The answer is always 42

Now that I’ve contributed to the evolutionary canon, I find myself much more interested in reading the work of my fellow evolutionary theoreticians:

Bipedalism—walking on two feet—is one of the defining characteristics of being human, and scientists have debated for years how it came about. In the latest attempt to find an explanation, researchers trained five chimpanzees to walk on a treadmill while wearing masks that allowed measurement of their oxygen consumption.

The chimps were measured both while walking upright and while moving on their legs and knuckles. That measurement of the energy needed to move around was compared with similar tests on humans and the results are published in this week’s online edition of Proceedings of the National Academy of Sciences.

It turns out that humans walking on two legs use only one-quarter of the energy that chimpanzees use while knuckle-walking on four limbs. And the chimps, on average, use as much energy using two legs as they did when they used all four limbs.

However, there was variability among chimpanzees in how much energy they used, and this difference corresponded to their different gaits and anatomy. One of the chimps used less energy on two legs, one used about the same and the others used more, said David Raichlen, assistant professor of anthropology at the University of Arizona.

“What we were surprised at was the variation,” he said in a telephone interview. “That was pretty exciting, because when you talk about how evolution works, variation is the bottom line, without variation there is no evolution.” If an individual can save energy moving around and hunting and spend more of it on reproduction, “that’s how you end up getting new species,” he said.

Walking on two legs freed our arms, opening the door to manipulating the world, Raichlen said. “We think about the evolution of bipedalism as one of first events that led hominids down the path to being human.”

Theirs is the latest of several explanations for walking upright. Among the others have been the need to used the arms in food gathering, the need to use the upper limbs to bring food to a mate and offspring and raising the body higher to dissipate heat in the breeze.

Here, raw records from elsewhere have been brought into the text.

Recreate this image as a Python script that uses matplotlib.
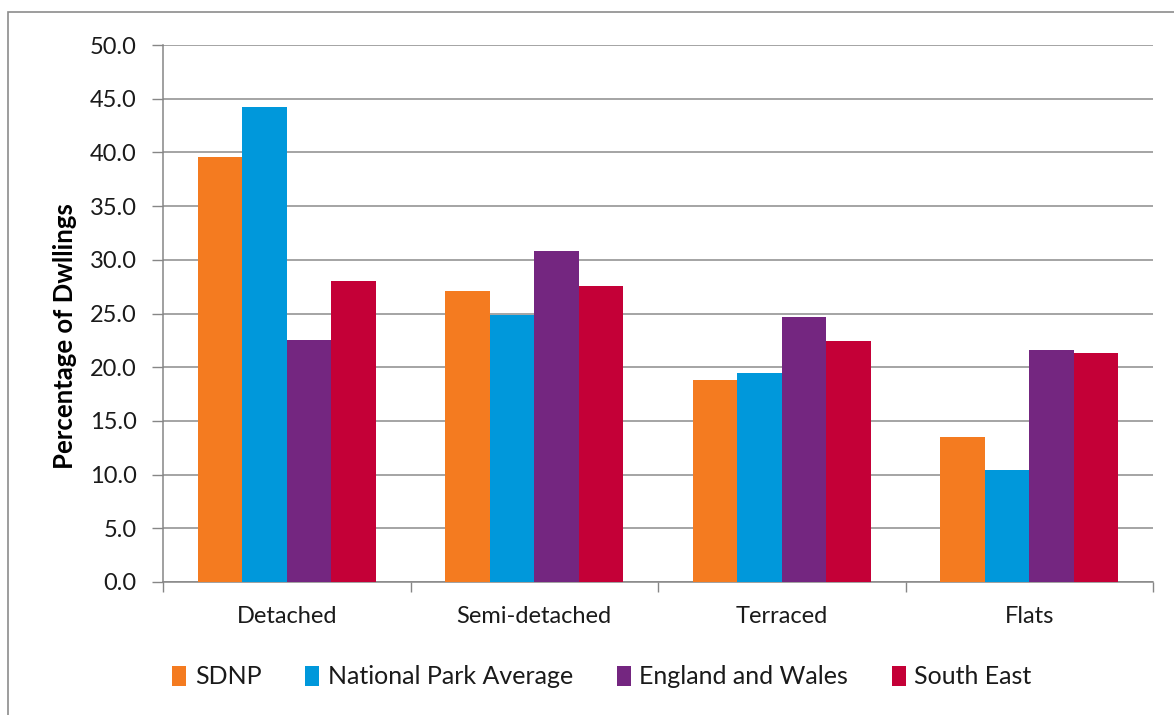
import matplotlib
matplotlib.use("Agg")
import matplotlib.pyplot as plt
import numpy as np
from matplotlib.patches import Rectangle

categories = ["Detached", "Semi-detached", "Terraced", "Flats"]
series_names = ["SDNP", "National Park Average", "England and Wales", "South East"]
sdnp = [39.6, 27.1, 18.8, 13.5]
npa = [44.2, 24.9, 19.5, 10.4]
ew = [22.5, 30.8, 24.7, 21.6]
se = [28.0, 27.6, 22.4, 21.3]
colors = ["#F47B20", "#0098DB", "#742680", "#C40037"]
yticks = [0, 5, 10, 15, 20, 25, 30, 35, 40, 45, 50]

plt.rcParams['font.family'] = ['Lato', 'DejaVu Sans']
plt.rcParams['text.color'] = '#1a1a1a'

fig = plt.figure(figsize=(11.74, 7.15), dpi=100)
ax = fig.add_axes([163/1174, 1-582/715, (1153-163)/1174, (582-45)/715])

# outer frame
fig.patches.append(Rectangle((8/1174, -0.05), 1.2, 1.05-12/715, transform=fig.transFigure,
                             fill=False, edgecolor="#8c8c8c", linewidth=1.2))

x = np.arange(len(categories))
w = 0.18
for i, (vals, name) in enumerate(zip([sdnp, npa, ew, se], series_names)):
    ax.bar(x + (i - 1.5) * w, vals, width=w, color=colors[i], label=name, zorder=3)

ax.set_xlim(-0.5, len(categories) - 0.5)
ax.set_ylim(0, 50)
ax.set_yticks(yticks)
ax.set_yticklabels([f"{v:.1f}" for v in yticks], fontsize=17, color='#1a1a1a')
ax.set_xticks(x)
ax.set_xticklabels(categories, fontsize=17, color='#1a1a1a')
ax.tick_params(axis='x', length=0, pad=17)
ax.set_xticks(np.arange(len(categories) + 1) - 0.5, minor=True)
ax.tick_params(axis='x', which='minor', length=7, color="#868686", width=1)
ax.tick_params(axis='y', length=8, color="#868686", width=1, pad=11)
ax.grid(axis='y', color="#8c8c8c", linewidth=1.1, zorder=0)
for s in ["top", "right"]:
    ax.spines[s].set_visible(False)
for s in ["left", "bottom"]:
    ax.spines[s].set_color("#868686")
    ax.spines[s].set_linewidth(1.1)
ax.set_ylabel("Percentage of Dwllings", fontsize=18.5, fontweight='bold', labelpad=10)
ax.yaxis.set_label_coords(77/990 - 163/990, (582-336)/537)

fig.legend(loc='center', bbox_to_anchor=(602/1174, 1-677/715), ncol=4, frameon=False,
           fontsize=18, handlelength=0.55, handleheight=0.85, handletextpad=0.35,
           columnspacing=1.75)

fig.savefig("out.png", dpi=100)
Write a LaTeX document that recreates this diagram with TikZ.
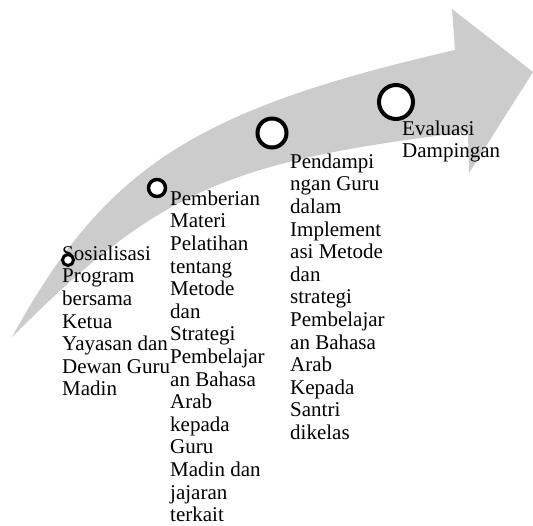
\documentclass[tikz,border=0pt]{standalone}
\usepackage{fontspec}
\setmainfont{Liberation Serif}
\usepackage{tikz}
\usetikzlibrary{arrows}

\begin{document}
\begin{tikzpicture}[x=1pt, y=-1pt,
  stepdot/.style={circle, draw=black, fill=white, line width=4pt, inner sep=0pt},
  steptext/.style={anchor=north west, align=left, inner sep=0pt, font=\fontsize{21}{22.6}\selectfont}]
\useasboundingbox (0,0) rectangle (533,525);

\fill [black!20] (12,337) .. controls (105,168) and (193,110) .. (455,50) -- (452,9) -- (533,72)
  -- (469,173) -- (468,132) .. controls (226,161) and (157,192) .. (12,337) -- cycle;

\node (sos) at (62,245.5) [steptext] {Sosialisasi\\Program\\bersama\\Ketua\\Yayasan dan\\Dewan Guru\\Madin};
\node (mat) at (170,190.5) [steptext] {Pemberian\\Materi\\Pelatihan\\tentang\\Metode\\dan\\Strategi\\Pembelajar\\an Bahasa\\Arab\\kepada\\Guru\\Madin dan\\jajaran\\terkait};
\node (pend) at (290,153.5) [steptext] {Pendampi\\ngan Guru\\dalam\\Implement\\asi Metode\\dan\\strategi\\Pembelajar\\an Bahasa\\Arab\\Kepada\\Santri\\dikelas};
\node (eval) at (402,120.5) [steptext] {Evaluasi\\Dampingan};

\node (c1) at (68,260) [stepdot, minimum size=11pt, line width=3pt] {};
\node (c2) at (157,188) [stepdot, minimum size=17pt, line width=3.5pt] {};
\node (c3) at (272,133) [stepdot, minimum size=29pt] {};
\node (c4) at (396,102) [stepdot, minimum size=34pt] {};
\end{tikzpicture}
\end{document}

This is silliness to the Nth degree. Watch how any given ten people run. Some people run gracefully and efficiently, others lurch wildly all over the place as if they were having an epileptic fit. I remember one kid from my elementary school who used to flop his head from his left shoulder to his right when he ran, he looked like he was laboring harder than a team of oxen trying to pull a covered wagon out of quicksand.

Is there any doubt that if all of the chimps had shown that they used less energy walking upright that it would be cited as evidence than man evolved to walk bipedally? So, naturally, the contrary fact that most of them expended MORE energy on two legs, but ONE used less is cited as proof of the same.

This is science, in that they are using scientody, but it is bad science because they are taking a tautological approach to how they interpret the results. And, as always, there’s not just one unsupported assumption in the mix, but several, strung together to reach a conclusion – humans walk upright to conserve energy – that is simply not justified by the evidence presented.